Below, locate the line that contains "Reproduce this chart with Chart.js.". Repeat exactly from that line to the line that contains "-18.15, -18.25, -18.3];", inclusive, leaving out the pictures.

Items from a data source:
-- begin --

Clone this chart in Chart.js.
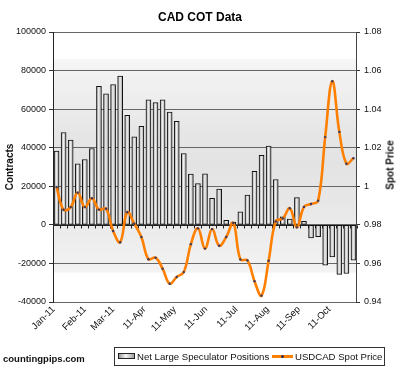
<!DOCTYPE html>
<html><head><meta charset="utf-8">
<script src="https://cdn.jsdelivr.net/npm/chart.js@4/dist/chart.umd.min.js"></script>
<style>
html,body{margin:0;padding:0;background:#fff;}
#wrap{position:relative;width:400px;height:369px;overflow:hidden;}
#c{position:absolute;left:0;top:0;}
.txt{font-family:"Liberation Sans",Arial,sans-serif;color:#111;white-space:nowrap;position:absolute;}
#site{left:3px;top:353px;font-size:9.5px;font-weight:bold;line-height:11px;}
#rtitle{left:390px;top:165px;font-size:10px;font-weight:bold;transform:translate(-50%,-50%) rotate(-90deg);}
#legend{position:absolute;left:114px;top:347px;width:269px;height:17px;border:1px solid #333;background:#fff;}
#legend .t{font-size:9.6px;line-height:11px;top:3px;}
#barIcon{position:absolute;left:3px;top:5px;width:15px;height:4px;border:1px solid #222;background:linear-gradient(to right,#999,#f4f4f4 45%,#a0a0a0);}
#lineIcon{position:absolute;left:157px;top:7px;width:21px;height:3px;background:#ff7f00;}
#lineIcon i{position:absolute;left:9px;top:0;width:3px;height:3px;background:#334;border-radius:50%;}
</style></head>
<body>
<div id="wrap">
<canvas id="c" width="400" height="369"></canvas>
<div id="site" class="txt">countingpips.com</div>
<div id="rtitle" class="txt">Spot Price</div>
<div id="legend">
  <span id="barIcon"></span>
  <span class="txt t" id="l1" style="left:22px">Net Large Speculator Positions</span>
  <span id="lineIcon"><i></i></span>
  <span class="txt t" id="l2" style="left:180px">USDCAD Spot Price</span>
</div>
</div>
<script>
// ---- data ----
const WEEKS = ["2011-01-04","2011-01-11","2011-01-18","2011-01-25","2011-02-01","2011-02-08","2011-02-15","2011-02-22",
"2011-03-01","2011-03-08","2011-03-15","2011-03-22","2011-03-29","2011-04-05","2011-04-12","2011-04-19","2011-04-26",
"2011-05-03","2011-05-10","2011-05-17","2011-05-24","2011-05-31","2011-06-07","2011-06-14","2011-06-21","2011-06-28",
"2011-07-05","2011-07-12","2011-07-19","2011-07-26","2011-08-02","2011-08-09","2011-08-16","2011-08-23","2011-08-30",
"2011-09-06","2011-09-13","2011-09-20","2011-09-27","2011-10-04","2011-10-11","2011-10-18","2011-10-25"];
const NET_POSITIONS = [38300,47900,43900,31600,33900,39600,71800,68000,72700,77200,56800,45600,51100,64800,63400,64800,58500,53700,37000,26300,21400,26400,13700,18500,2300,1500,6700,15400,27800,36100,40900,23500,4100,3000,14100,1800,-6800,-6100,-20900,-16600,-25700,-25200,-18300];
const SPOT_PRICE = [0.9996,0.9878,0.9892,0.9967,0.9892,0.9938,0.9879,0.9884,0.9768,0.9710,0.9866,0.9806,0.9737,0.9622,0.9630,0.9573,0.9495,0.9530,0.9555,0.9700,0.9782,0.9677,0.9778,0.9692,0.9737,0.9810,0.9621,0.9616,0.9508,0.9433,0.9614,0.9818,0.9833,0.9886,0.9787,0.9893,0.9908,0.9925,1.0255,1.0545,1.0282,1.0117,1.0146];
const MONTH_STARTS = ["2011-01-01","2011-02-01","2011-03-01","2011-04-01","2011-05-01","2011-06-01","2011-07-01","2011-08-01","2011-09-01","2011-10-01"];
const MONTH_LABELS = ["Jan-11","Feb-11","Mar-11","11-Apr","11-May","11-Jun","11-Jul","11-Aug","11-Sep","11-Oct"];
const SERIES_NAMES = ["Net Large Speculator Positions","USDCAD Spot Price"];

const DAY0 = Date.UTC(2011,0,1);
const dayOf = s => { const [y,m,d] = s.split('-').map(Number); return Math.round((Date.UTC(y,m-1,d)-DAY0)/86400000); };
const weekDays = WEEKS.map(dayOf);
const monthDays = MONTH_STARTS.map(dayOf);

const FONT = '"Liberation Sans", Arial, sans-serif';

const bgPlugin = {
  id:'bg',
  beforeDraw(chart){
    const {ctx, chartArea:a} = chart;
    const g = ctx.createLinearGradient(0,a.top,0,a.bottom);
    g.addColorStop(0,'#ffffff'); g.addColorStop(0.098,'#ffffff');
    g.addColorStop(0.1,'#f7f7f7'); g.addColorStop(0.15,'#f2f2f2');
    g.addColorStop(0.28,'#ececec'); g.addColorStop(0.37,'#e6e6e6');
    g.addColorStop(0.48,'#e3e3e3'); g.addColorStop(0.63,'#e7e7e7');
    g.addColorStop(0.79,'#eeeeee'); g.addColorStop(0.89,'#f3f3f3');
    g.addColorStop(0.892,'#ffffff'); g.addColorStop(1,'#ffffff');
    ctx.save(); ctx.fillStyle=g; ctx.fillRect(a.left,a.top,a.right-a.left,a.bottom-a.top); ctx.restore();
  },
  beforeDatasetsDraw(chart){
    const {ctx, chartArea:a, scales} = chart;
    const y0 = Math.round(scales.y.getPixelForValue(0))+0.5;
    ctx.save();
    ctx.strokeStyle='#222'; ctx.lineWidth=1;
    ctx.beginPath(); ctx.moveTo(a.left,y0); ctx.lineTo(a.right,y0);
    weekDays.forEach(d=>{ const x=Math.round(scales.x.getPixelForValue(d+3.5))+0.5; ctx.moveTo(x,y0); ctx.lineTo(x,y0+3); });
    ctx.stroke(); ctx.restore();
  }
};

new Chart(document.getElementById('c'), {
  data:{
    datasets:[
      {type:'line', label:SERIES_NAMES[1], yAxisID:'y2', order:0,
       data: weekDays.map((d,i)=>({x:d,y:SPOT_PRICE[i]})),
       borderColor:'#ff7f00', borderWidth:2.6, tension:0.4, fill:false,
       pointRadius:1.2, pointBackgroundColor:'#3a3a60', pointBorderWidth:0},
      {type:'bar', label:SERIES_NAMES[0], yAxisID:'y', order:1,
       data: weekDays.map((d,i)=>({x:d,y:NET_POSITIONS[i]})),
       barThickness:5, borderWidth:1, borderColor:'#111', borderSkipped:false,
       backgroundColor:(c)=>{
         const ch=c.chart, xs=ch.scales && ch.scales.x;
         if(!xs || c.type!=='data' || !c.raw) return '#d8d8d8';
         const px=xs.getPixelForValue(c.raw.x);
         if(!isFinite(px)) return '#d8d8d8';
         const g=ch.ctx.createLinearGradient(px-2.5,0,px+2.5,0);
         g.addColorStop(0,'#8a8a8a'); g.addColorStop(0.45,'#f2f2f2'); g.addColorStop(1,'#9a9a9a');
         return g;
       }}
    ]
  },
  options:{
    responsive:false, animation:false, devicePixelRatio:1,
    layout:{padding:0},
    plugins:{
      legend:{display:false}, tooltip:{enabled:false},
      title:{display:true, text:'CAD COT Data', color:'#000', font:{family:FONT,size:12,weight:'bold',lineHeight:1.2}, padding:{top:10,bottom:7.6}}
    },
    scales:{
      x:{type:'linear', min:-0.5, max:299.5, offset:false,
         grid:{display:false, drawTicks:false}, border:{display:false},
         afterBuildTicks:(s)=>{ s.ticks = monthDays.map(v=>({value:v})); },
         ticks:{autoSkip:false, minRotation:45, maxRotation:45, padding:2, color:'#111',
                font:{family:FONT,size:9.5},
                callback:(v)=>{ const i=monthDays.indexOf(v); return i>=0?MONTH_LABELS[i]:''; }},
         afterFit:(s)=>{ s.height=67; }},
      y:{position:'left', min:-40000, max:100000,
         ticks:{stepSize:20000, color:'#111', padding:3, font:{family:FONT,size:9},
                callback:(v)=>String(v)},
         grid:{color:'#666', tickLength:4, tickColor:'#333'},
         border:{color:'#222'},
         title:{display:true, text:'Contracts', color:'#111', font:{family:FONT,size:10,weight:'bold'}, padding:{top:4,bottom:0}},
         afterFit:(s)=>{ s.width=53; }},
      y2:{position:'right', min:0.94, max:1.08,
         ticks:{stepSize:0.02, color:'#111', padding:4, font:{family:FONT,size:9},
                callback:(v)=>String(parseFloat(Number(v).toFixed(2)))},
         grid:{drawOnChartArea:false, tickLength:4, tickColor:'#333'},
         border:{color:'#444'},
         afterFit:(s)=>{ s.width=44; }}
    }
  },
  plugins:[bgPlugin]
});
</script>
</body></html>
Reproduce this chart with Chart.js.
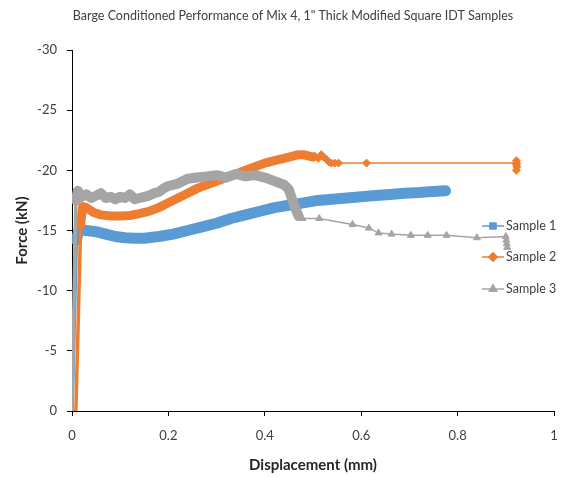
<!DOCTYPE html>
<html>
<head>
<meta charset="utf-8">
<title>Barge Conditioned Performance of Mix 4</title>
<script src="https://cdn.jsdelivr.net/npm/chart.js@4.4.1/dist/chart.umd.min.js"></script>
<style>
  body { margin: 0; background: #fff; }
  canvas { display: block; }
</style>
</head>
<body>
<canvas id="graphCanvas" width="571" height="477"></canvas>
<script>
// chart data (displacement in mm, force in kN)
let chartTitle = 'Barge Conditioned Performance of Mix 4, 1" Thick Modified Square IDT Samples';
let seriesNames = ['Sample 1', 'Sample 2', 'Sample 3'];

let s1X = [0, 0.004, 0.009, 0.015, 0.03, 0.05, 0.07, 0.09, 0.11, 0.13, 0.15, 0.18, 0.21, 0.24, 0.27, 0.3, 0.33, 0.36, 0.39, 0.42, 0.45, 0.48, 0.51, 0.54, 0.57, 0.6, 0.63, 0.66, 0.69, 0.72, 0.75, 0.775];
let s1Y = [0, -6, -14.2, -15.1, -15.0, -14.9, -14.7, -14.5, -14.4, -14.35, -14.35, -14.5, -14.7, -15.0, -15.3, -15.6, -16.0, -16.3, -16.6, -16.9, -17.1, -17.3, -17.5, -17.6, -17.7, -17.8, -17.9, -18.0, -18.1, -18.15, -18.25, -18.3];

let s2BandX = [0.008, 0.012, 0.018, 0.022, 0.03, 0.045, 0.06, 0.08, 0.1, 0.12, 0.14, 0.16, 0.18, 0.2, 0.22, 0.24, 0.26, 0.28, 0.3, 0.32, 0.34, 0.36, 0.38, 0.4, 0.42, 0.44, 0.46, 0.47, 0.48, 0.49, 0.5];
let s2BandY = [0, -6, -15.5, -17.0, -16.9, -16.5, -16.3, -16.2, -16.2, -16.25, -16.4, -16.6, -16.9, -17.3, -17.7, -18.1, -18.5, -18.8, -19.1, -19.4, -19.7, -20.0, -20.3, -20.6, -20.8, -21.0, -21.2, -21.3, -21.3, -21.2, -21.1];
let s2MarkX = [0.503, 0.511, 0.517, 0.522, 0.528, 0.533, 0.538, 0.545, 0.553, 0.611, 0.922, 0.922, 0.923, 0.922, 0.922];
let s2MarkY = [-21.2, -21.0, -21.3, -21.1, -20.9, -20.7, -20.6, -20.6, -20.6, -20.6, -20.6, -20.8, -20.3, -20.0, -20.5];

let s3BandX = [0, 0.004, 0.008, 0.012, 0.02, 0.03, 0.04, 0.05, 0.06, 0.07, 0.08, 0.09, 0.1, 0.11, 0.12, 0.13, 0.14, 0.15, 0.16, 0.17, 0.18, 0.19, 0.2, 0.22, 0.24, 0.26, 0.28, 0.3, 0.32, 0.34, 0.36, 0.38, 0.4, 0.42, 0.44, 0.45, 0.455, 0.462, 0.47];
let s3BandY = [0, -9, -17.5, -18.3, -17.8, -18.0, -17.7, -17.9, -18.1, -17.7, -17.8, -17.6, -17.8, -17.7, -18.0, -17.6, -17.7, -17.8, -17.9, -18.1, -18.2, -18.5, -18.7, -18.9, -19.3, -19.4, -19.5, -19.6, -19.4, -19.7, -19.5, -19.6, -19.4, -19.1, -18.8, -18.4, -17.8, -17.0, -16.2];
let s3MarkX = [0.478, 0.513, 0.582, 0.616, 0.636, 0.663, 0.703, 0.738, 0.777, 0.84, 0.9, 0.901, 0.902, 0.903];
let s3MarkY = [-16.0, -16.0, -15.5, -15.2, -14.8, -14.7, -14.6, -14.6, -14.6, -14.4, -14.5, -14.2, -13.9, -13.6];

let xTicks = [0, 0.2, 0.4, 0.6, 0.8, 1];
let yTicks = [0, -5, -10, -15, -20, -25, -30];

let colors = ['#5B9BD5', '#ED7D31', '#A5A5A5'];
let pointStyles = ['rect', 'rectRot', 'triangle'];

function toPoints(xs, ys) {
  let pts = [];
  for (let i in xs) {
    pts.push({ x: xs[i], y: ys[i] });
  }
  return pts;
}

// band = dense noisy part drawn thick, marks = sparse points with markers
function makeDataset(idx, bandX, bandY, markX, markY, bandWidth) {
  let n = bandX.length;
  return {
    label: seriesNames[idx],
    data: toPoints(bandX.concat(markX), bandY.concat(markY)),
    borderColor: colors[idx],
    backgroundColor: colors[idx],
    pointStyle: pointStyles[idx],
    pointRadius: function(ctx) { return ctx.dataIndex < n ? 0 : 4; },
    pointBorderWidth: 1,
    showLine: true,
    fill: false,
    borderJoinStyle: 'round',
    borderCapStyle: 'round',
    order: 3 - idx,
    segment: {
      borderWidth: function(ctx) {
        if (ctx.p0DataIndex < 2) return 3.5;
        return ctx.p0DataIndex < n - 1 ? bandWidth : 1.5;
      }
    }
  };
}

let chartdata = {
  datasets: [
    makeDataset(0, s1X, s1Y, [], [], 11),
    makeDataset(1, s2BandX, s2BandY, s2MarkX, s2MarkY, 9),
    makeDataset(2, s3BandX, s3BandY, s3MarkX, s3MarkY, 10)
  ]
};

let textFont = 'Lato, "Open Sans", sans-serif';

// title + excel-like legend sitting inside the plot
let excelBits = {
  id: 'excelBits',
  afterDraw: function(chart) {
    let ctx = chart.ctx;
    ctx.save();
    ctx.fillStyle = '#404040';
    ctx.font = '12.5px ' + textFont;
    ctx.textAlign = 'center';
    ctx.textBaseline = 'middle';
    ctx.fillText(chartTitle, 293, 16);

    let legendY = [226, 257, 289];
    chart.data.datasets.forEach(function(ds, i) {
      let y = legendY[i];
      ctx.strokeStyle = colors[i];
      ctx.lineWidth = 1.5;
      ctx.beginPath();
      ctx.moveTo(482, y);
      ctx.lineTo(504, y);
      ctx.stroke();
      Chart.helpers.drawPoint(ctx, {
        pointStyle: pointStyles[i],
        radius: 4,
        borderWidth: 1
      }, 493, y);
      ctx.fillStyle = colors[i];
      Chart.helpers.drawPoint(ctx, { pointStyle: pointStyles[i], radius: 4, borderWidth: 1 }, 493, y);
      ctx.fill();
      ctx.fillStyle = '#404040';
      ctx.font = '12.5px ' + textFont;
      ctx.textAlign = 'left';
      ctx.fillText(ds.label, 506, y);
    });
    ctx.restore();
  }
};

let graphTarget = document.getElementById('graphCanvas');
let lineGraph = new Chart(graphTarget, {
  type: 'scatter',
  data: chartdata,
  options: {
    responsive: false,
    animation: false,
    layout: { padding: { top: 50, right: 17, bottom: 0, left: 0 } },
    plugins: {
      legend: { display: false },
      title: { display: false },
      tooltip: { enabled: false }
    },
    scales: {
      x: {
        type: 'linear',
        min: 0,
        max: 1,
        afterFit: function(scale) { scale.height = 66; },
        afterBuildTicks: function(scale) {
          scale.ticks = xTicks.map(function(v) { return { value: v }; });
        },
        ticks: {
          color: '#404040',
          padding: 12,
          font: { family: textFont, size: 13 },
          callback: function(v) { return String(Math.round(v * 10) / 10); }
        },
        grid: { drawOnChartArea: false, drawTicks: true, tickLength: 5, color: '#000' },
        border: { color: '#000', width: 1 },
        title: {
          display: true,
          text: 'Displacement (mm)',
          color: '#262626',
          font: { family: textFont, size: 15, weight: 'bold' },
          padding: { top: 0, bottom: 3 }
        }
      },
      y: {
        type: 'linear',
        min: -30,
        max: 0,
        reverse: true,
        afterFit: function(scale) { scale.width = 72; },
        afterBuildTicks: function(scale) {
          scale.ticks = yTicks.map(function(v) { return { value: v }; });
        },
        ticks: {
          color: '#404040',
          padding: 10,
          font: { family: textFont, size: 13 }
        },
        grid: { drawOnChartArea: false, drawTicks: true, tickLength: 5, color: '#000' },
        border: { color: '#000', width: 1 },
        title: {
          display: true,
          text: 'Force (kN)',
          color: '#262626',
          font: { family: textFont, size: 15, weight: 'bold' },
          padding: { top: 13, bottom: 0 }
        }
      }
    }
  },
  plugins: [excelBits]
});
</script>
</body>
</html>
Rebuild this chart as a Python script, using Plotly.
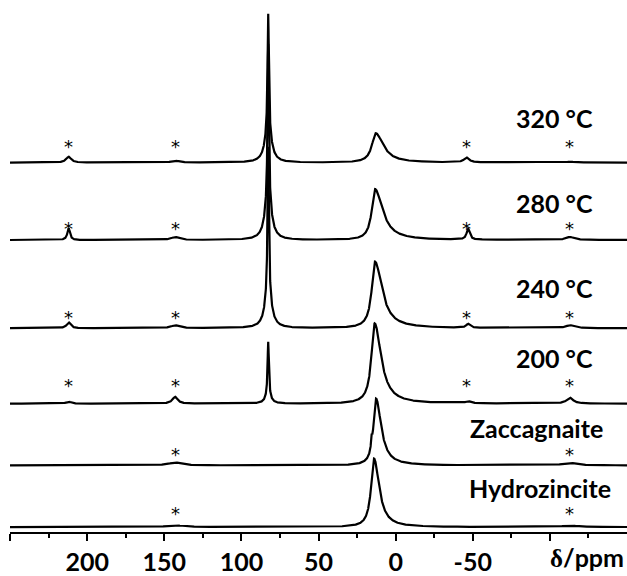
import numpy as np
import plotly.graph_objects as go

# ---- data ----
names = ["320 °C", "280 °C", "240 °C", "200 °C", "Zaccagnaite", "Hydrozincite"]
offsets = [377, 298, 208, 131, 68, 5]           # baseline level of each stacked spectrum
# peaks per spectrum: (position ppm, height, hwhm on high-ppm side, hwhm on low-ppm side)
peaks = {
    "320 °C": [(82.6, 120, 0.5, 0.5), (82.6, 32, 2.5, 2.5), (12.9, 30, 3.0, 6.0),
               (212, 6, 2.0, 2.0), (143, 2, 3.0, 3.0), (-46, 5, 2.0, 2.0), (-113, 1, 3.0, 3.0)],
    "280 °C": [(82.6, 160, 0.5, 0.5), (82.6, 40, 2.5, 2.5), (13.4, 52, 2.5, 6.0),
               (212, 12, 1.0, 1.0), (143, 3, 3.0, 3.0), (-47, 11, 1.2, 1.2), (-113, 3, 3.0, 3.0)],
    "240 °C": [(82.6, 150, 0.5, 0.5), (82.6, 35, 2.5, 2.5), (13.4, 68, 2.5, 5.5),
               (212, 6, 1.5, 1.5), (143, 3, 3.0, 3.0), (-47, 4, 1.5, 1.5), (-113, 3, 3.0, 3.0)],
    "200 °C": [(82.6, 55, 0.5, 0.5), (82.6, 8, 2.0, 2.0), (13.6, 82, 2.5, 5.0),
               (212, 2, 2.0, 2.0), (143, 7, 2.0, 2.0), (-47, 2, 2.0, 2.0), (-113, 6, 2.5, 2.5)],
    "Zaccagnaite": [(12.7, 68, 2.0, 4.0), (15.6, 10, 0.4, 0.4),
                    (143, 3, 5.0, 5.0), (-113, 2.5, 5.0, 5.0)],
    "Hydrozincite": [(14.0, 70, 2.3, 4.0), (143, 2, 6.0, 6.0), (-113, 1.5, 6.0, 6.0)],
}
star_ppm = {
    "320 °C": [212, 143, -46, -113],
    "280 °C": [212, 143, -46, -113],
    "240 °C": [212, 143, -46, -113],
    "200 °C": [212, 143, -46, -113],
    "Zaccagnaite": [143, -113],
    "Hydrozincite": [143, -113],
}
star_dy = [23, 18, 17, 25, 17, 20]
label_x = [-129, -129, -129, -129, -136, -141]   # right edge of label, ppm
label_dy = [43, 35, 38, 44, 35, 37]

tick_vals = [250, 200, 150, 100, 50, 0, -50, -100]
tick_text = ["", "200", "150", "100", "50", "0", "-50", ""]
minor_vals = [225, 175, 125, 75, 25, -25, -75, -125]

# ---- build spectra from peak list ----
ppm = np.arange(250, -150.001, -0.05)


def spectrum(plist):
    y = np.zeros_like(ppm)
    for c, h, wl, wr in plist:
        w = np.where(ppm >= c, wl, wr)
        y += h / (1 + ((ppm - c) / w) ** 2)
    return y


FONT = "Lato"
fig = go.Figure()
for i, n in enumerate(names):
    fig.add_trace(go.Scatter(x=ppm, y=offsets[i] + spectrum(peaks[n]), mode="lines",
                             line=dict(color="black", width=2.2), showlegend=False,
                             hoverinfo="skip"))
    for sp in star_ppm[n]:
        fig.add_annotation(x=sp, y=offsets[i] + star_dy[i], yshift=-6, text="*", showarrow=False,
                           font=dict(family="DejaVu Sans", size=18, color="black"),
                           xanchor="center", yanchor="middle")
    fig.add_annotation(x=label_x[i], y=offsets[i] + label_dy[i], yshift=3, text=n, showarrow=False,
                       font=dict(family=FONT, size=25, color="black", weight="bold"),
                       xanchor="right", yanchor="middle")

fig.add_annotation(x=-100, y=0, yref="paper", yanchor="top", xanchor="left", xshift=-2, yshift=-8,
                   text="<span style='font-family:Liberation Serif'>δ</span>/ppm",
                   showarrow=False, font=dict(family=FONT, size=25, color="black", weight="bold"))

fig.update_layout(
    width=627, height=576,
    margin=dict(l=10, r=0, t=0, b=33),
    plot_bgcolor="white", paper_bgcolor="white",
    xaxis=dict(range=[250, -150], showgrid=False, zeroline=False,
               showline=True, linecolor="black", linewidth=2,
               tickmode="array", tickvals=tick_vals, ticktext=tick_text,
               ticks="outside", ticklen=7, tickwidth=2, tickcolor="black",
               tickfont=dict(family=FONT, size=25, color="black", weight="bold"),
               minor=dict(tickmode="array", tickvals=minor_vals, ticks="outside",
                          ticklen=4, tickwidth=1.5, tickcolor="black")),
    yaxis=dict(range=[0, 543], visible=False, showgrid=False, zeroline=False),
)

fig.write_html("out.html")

-- end --

[Reply]
Reproduce this chart with Chart.js.
<!DOCTYPE html>
<html>
<head>
<meta charset="utf-8">
<title>Barge Conditioned Performance of Mix 4</title>
<script src="https://cdn.jsdelivr.net/npm/chart.js@4.4.1/dist/chart.umd.min.js"></script>
<style>
  body { margin: 0; background: #fff; }
  canvas { display: block; }
</style>
</head>
<body>
<canvas id="graphCanvas" width="571" height="477"></canvas>
<script>
// chart data (displacement in mm, force in kN)
let chartTitle = 'Barge Conditioned Performance of Mix 4, 1" Thick Modified Square IDT Samples';
let seriesNames = ['Sample 1', 'Sample 2', 'Sample 3'];

let s1X = [0, 0.004, 0.009, 0.015, 0.03, 0.05, 0.07, 0.09, 0.11, 0.13, 0.15, 0.18, 0.21, 0.24, 0.27, 0.3, 0.33, 0.36, 0.39, 0.42, 0.45, 0.48, 0.51, 0.54, 0.57, 0.6, 0.63, 0.66, 0.69, 0.72, 0.75, 0.775];
let s1Y = [0, -6, -14.2, -15.1, -15.0, -14.9, -14.7, -14.5, -14.4, -14.35, -14.35, -14.5, -14.7, -15.0, -15.3, -15.6, -16.0, -16.3, -16.6, -16.9, -17.1, -17.3, -17.5, -17.6, -17.7, -17.8, -17.9, -18.0, -18.1, -18.15, -18.25, -18.3];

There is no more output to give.